Holden’s Natural Selection, commissioned by Artangel in 2017, was made in collaboration with his father Peter Holden and utilised a detailed exploration of birds nests and eggs to explore questions of nature and nurture, and mankind’s changing relation to the natural word. The video A Natural History of Nest Building was acquired by Tate and the exhibition was restaged in 2024 at Tate St Ives and in Holland at Kröller-Müller Museum.
His recent work, Full of Days for British Art Show 9 (2022) and exhibited in full at The Gallery of Everything (2023), was an animated film about an unknown ‘outsider’ artist, Hermione, who’s work he discovered in a charity shop, and explored notions of time, sickness, and legacy. The film uses game engine software to reconstruct the unknown artists paintings and to narrate her own story. In 2024 Holden also had his solo exhibition in New York at Charles Moffett Gallery, showing a mixture of animated videos, paintings and sculptures.
In 2021 he curated Beano: Art of Breaking the Rules at Somerset House. Collected Free Labour, a book of interviews with Holden, was published by Slimvolume. His work can be found in the permanent public collections of Tate, Arts Council Collection, Bristol Museum and Art Gallery and Leeds Art Gallery, Kröller-Müller Museum (NL) and well as a number of public and private collections in Europe and America. In September 2023 his first permanent public sculpture, The Auguries, was unveiled in Wakefield, U.K.
Holden’s has released several records with his art-pop band Grubby Mitts, performing at numerous galleries, concert venues and festivals (including Whitechapel Gallery, Milton Keyes Gallery, Hayward Gallery, Tate, Wysing, Donau Festival, Austria and Latitude Festival U.K.).

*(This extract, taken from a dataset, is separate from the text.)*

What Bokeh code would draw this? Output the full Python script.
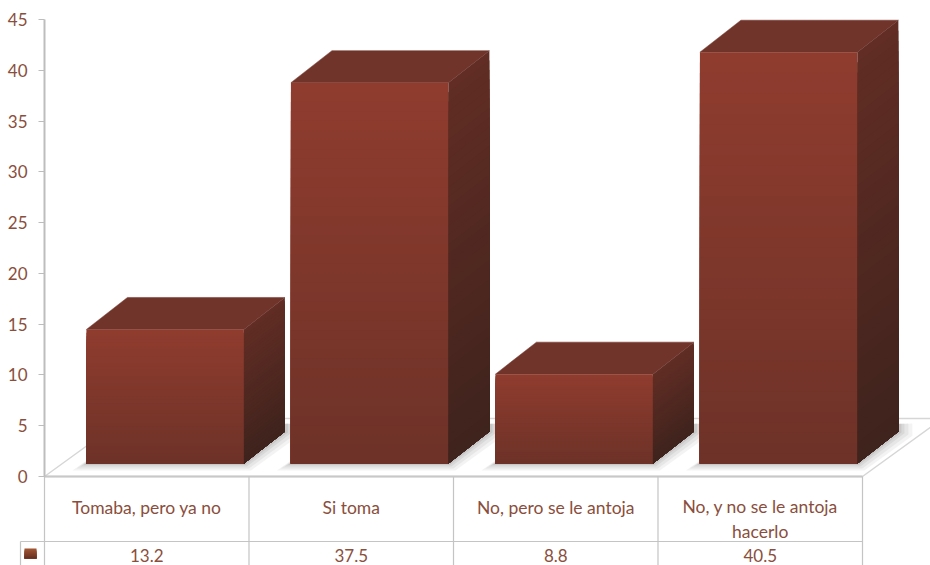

A new album, Love in the Misanthropocene, will be released on September 26th with a headline concert at the ICA London on September 27th to coincide with his exhibition at Palmer Gallery.
Holden’s work can concurrently be seen as part of Frieze Sculpture in Regents Park (presented by Seventeen and Hidde van Seggelen), and at La Galerie, centre d’art contemporain de Noisy-le-Sec, France.